その後、ベルグソンとアインシュタインの衝突。感情を元にした科学の議論、アインシュタインが相対性理論を発表して原子爆弾が広島まで落ちるまでわずか25年しかかかっていないこと。それから時間とは何かという議論についてどういう風にかんがえるかなど。そしてキリスト教への議論そしてデカルトの哲学にわたって議論していく。
まだまだ三分の一くらいだが。今回はここらへんで終わろうと思う。読んでいて思うのは二人の思考がかなり深いながらも情報量の密度が高いということ。
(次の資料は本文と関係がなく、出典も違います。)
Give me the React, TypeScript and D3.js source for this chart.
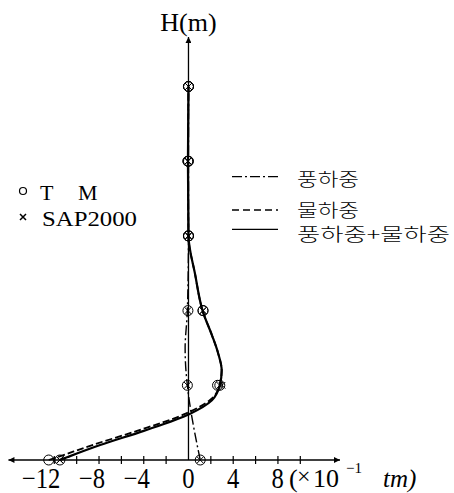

なかなか丁寧に読まないと僕の場合は言わんとしていることがわからなかった。
まずは学問とはどういうものか?という議論から始まり、非常に難しい学問だがどうしても難しいことをやりたいという人がやる。また学問をやるということは無明であるということ。つまり自己中心に知情意し、自己中心的な行為だということを話しているが、無明を抑えれば学問は楽しくなるという。そこから個性の話になり個性はあればあるほど共感が得られるということについて話していて個性とはどういうものだったか考えさせられるようになっている。数学という自然科学の学問をするうえで最後は言葉にしなくてはいけないということが直感とは少し違った。なるほどと今は思っているが正直まだ腑に落ちてはいない。科学知性の限界ではカント哲学の純粋理性批判のようにかっちりとした理論化はされていないが深い哲学が提示されていた。知情意にはかなりのヒントがあるように感じる。
ここまでで二人の問題意識は僕が理解したところでは世界の知性が低下しているということ。数学という自然科学のど真ん中の学問ですら知性だけの問題ではないのだが、現代人にはそれすら見えず、個性がなくなり、余裕がなくなり、実利にしか興味がなくなる功利主義がはこびっている。学問をする余裕や力がなくなっていて暗黒時代に向かっているということを述べられていると思う。まさに理性、感性、知性がなくなるからものが考えられない。
コロナにしても経済にしても政治にしても考える力がなく余裕が全くないので功利主義が蔓延る。なにやら今の時代のことを議論しているような気がするのだが。。。65年経って。今は暗黒時代であるということがハッキリとわかった。